Answer: The Company cannot red line you after you get to fifty (55) hours and force someone else to work until they get to fifty (55). We have won two arbitrations on this issue; Section 9.2 Paragraph 9.2.1. It is the policy of the Company to apportion overtime work equally among employees who are willing to perform the necessary overtime work and who are qualified within the work group to perform such overtime work. The key word is WILLING.
Question: Can you clarify the change to the 401(K)?
Answer: The 401(k) proposal will be put on L6171’s website. The change will not take effect until the year 2020; at that time it will be .25 cents on the dollar.
Question: The Contract Labor Language?
Answer: The language still states they cannot lay-off or part time employees, when and if, they are contracting.

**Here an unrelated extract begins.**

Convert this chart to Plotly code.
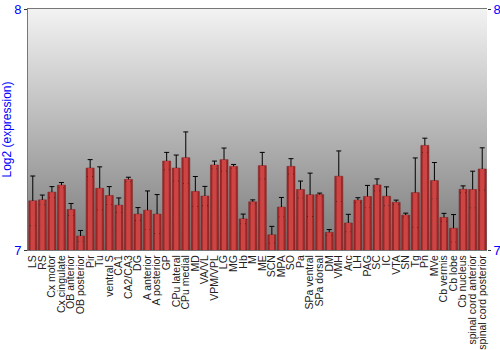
import base64
import plotly.graph_objects as go

regions = ["LS", "RS", "Cx motor", "Cx cingulate", "OB anterior", "OB posterior", "Pir", "Tu",
           "ventral S", "CA1", "CA2/CA3", "DG", "A anterior", "A posterior", "GP", "CPu lateral",
           "CPu medial", "MD", "VA/VL", "VPM/VPL", "LG", "MG", "Hb", "M", "ME", "SCN", "MPA", "SO",
           "Pa", "SPa ventral", "SPa dorsal", "DM", "VMH", "Arc", "LH", "PAG", "SC", "IC", "VTA",
           "SN", "Tg", "Pn", "MVe", "Cb vermis", "Cb lobe", "Cb nucleus",
           "spinal cord anterior", "spinal cord posterior"]

expression = [7.204, 7.208, 7.240, 7.269, 7.168, 7.058, 7.340, 7.256,
              7.226, 7.186, 7.293, 7.149, 7.165, 7.149, 7.369, 7.340,
              7.383, 7.243, 7.224, 7.353, 7.375, 7.347, 7.129, 7.200, 7.350, 7.063, 7.178, 7.347,
              7.251, 7.229, 7.230, 7.073, 7.306, 7.112, 7.207, 7.222, 7.270, 7.223, 7.198,
              7.145, 7.238, 7.434, 7.288, 7.135, 7.090, 7.252,
              7.251, 7.336]

error = [0.103, 0.020, 0.023, 0.011, 0.025, 0.023, 0.035, 0.089,
         0.037, 0.030, 0.009, 0.027, 0.080, 0.081, 0.036, 0.054,
         0.107, 0.062, 0.040, 0.016, 0.048, 0.008, 0.020, 0.008, 0.055, 0.035, 0.040, 0.032,
         0.035, 0.090, 0.006, 0.012, 0.105, 0.036, 0.010, 0.046, 0.025, 0.039, 0.009,
         0.008, 0.144, 0.030, 0.075, 0.017, 0.057, 0.014,
         0.076, 0.088]

y_range = [7, 8]
y_ticks = [7, 8]

svg = ('<svg xmlns="http://www.w3.org/2000/svg" width="100" height="100" preserveAspectRatio="none">'
       '<defs><linearGradient id="g" x1="0" y1="0" x2="0" y2="1">'
       '<stop offset="0" stop-color="#f2f2f2"/><stop offset="1" stop-color="#7a7a7a"/>'
       '</linearGradient></defs><rect width="100" height="100" fill="url(#g)"/></svg>')
bg_src = "data:image/svg+xml;base64," + base64.b64encode(svg.encode()).decode()

fig = go.Figure()
fig.add_trace(go.Bar(
    x=regions, y=[v - y_range[0] for v in expression], base=y_range[0],
    marker=dict(color="#9e2828", line=dict(color="#7a1a1a", width=0.5)),
    width=0.84,
    error_y=dict(type="data", array=error, color="black", thickness=1, width=2.5),
    hoverinfo="skip"))
fig.add_trace(go.Bar(
    x=regions, y=[v - y_range[0] for v in expression], base=y_range[0],
    marker=dict(color="#cc4443", line=dict(width=0)),
    width=0.45, hoverinfo="skip"))
fig.add_trace(go.Scatter(x=[regions[0], regions[-1]], y=y_range, yaxis="y2",
                         mode="markers", marker=dict(opacity=0), hoverinfo="skip"))

fig.update_layout(
    width=500, height=350,
    margin=dict(l=28, r=13, t=9, b=100),
    barmode="overlay",
    showlegend=False,
    paper_bgcolor="white",
    plot_bgcolor="rgba(0,0,0,0)",
    font=dict(family="Liberation Sans, Arial, sans-serif"),
    images=[dict(source=bg_src, xref="paper", yref="paper", x=0, y=1, sizex=1, sizey=1,
                 sizing="stretch", layer="below", xanchor="left", yanchor="top")],
    xaxis=dict(tickangle=-90, tickfont=dict(size=10.5, color="#222"), showgrid=False,
               tickmode="array", tickvals=regions, ticktext=regions, automargin=False,
               showline=True, linecolor="#777", linewidth=1, mirror=True, ticks="",
               ticklabelstandoff=0,
               range=[-0.5, len(regions) - 0.5]),
    yaxis=dict(range=y_range, tickvals=y_ticks, tickfont=dict(size=13, color="#0000ff"),
               automargin=False,
               showgrid=False, zeroline=False, showline=True, linecolor="#777", linewidth=1,
               ticks="outside", ticklen=3, tickcolor="#333", title=dict(
                   text="Log2 (expression)", font=dict(size=12, color="#0000ff"), standoff=2)),
    yaxis2=dict(range=y_range, tickvals=y_ticks, tickfont=dict(size=13, color="#0000ff"),
                automargin=False,
                overlaying="y", side="right", showgrid=False, zeroline=False,
                ticks="outside", ticklen=3, tickcolor="#333", showline=False),
)

fig.write_html("out.html")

Question: Why was there a push to keep the Double Time at 55 Hours and not move to 70 Hours?
Answer: As in other areas (contracts) where they have no Double Time, the Company works employees seven (7) days a week, ten (10) hour days. Again, it was to force the employees to work seventy (70) hours or more a week. The bargaining committee was unanimous on this proposal. The CBA speaks to the DT. The Company cannot shut you down just because you have reached fifty (55) hours and then force someone else to work to fifty (55). We have won two arbitrations on this issue and informed the Company they were in violation of the CBA.
Question: How will this affect the grievances that have already been filed?
Answer They will not affect them at all. They were filed under the old contract and approved for arbitration. This information was sent to your AVP on August 23, 2018.